Looking forward to your reply，thanks.


--
View this message in context: http://apache-kylin.74782.x6.nabble.com/Lookup-Table-Enumerator-high-memory-tp1397p8384.html
Sent from the Apache Kylin mailing list archive at Nabble.com.

Re: Lookup Table Enumerator high memory

Posted by ShaoFeng Shi <sh...@apache.org>.

There are a couple options for this:

1) use a Hive view to shade your wide lookup table, picking up only
interested columns, and then use this view as lookup table in Cube.

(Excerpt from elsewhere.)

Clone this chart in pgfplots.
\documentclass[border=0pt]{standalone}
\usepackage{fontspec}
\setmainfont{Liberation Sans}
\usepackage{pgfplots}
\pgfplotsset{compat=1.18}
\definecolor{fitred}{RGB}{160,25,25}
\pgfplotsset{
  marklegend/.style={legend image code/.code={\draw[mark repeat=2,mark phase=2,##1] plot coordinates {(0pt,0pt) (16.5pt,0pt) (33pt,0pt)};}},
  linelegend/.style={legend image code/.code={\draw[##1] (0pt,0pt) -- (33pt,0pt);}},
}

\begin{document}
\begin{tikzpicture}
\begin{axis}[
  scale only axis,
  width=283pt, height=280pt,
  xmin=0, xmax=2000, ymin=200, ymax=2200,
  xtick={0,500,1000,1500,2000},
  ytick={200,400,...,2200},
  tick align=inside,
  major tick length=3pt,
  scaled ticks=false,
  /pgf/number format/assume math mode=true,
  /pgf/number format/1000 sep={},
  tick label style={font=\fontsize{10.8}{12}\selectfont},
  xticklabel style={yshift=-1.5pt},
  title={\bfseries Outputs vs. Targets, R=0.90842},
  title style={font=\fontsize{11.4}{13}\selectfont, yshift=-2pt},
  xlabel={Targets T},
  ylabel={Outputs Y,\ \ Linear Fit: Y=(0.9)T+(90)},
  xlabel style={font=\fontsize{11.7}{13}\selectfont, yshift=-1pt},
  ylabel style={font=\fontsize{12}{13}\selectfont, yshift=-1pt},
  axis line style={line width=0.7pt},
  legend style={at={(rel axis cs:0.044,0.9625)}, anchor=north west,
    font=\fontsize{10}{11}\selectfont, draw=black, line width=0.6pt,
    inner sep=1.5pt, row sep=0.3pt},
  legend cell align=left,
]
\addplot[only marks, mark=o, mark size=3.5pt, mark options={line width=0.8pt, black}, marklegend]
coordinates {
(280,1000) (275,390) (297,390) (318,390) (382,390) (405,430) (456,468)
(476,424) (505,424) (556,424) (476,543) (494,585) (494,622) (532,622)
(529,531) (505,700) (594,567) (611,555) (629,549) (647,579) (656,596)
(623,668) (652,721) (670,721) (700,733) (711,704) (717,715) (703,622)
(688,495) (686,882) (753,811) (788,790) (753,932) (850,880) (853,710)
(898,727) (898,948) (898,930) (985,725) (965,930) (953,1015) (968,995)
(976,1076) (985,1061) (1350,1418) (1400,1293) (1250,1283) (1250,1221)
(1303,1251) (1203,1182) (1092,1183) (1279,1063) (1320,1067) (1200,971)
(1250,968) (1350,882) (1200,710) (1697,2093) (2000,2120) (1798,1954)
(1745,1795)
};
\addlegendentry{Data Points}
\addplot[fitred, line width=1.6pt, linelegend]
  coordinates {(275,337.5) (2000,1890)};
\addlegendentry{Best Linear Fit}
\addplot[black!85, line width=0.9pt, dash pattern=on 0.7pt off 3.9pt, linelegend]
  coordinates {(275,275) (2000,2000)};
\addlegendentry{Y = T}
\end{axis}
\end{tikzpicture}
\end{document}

From
1.5.x Kylin starts to support view as lookup;

2) Kylin 2.0 supports using a big table as lookup; When create the model,
you have an option of "not take snapshot", then Kylin will not load it to
memory.

2017-07-07 9:04 GMT+08:00 flycshi <fl...@gmail.com>:

> in DictionaryGeneratorCLI.class for method processSegment
> to get lookup table by column
>         // snapshot
>         Set<String> toSnapshot = Sets.newHashSet();
>         Set<TableRef> toCheckLookup = Sets.newHashSet();
>         for (DimensionDesc dim : cubeSeg.getCubeDesc().getDimensions()) {
>             TableRef table = dim.getTableRef();
>             if (*cubeSeg.getModel().isLookupTable(table)*) {
>                 toSnapshot.add(table.getTableIdentity());
>                 toCheckLookup.add(table);
>             }
>         }
>
> when lookup table is larger, this step easily to failed to load lookup
> table
>
> the judgement of here , whether can consider to add more judgement
> for example, if the column is not a derived dimension and even if the
> column
> belong to a lookup table, and the lookup table will not to load in memory
>
> otherwise， every lookup table will load in memory，this lead to big lookup
> table unable to use in kylin completely。
>
> Looking forward to your reply，thanks.
>
>
> --
> View this message in context: http://apache-kylin.74782.x6.
> nabble.com/Lookup-Table-Enumerator-high-memory-tp1397p8384.html
> Sent from the Apache Kylin mailing list archive at Nabble.com.
>



-- 
Best regards,

Shaofeng Shi 史少锋